There are more than a few people who are a bit perplexed by the recent decision of the High Court judge, Justice Rosalyn E. Wilkinson, in regard to the airport issue in Barbuda. The judge instructed that all construction taking place on the international airport in Barbuda be stopped effective immediately. The basic argument in the case surrounds whether the government complied with the requirements of the Physical Planning Act.
Before we progress, it should be noted that last month, while speaking on radio, the Minister responsible for Barbuda Affairs, Dean Jonas, has publicly admitted that there was not strict compliance with all the requirements of the Act. It was a somewhat strange admission. With a chuckle in his voice, he dismissed the environmental claims by touting his ability to assess any environmental damage by looking at the shrubbery in the areas surrounding the cleared construction site. He then went on to link greater salinity in the soil for much of the environmental damage to the flora rather than addressing any link to the construction of the airport. Who knew that the Minister was such an environmental expert with abilities to use the surrounding shrubbery as forensic evidence that flora and animal habitats were not damaged in any way? So great are his skills that he can “definitively” tell the world that there has been no environmental impact as claimed. Based on these fantastic skills, we can only assume that the Minister is some kind of nature whisperer.

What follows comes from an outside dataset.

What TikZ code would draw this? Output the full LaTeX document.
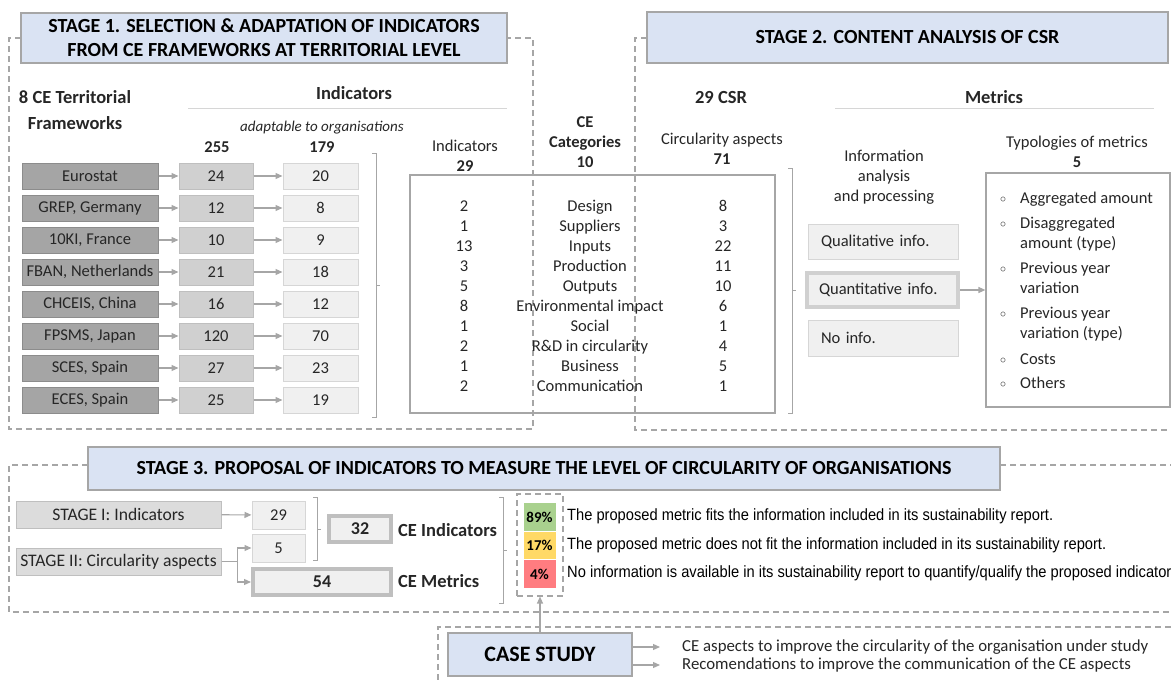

Whispering aside, Minister Jonas then sought to belittle the deficiencies by throwing the project manager, B.T. Lewis, under the proverbial bus by saying it was a simple bit of miscommunication on his part. Apparently, the very well qualified and experienced Mr. Lewis thought that someone else was doing all that pesky environmental impact study stuff and submission of plans, etc., but it did not get done. Not only that, when the approval in principle was received from the Development Control Authority (DCA), it was mistaken as full approval by the contractor to press forward with the construction. Now, that is a stretch. B.T. Lewis is one of Antigua and Barbuda’s most experienced engineers and project managers. It is impossible for us to believe, as the Minister has suggested, that the good gentleman could mistake an approval in principle, based on preliminary plans, with a final approval to proceed. Or, to be more exact with the Minister’s proclamations, that Bahamas Hot Mix (BHM), the contractor, would proceed independently, without Lewis’ approval.
While Dean Jonas is a man with a good reputation for hard work and getting things done, it would appear that spin doctoring is not his forte. We believe that he missed a golden opportunity to build some bridges by simply admitting to some deficiencies and pledging to work with the Barbuda people towards development and a sustainable economy. That would have given him the upper hand by placing “development” as the key discussion point rather than “destruction” as the Barbudans have emphasised.
Through their council, Leslie Thomas QC, the Barbudans have make it clear that they are not against construction of the airport but are concerned about the way the government ran roughshod over the requirements of the Physical Planning Act. They have effectively painted a picture of a deliberate ‘construct first and ask questions later’ scenario with little regard of the environmental impacts. Not only that, they have presented evidence that there is little desire by the central government and agencies to communicate, as several letters to the relevant authorities about the environmental impact assessment that the government was required to carry out before construction commenced, were ignored.
It was because of this dismissal of the local Barbudans that John Mussington and Jacklyn Frank applied for judicial review arguing that the government was in breach of the Physical Planning Act. They have pitted a concern over “massive destruction” of forests, wildlife and ecosystems against the Government’s rush to development. While the claimants have been labeled as obstructionist, they, along with their lawyer, put forward a persuasive argument against what appears to be an ill-prepared response, and they were successful in this round.
What happens next is anyone’s guess. The full hearing for the judicial review is scheduled for late September, but we would like to suggest, again, that the parties sit down to find a resolution to the common goals of development and a sustainable economy for Barbuda. From our perspective, the overarching goal is the same. Both sides want the airport, but the disagreement appears to be how it gets done. The Physical Planning Act is there to keep things running smoothly, but it has been ignored to a certain extent. Right now, there is a wide swath of land cleared and prepped for the airport construction but will remain dormant until the courts hear the case, the lawyers make money, and construction costs likely rise due to delays. Is everyone so stubborn that something, that everyone apparently wants, cannot get done in a less adversarial way?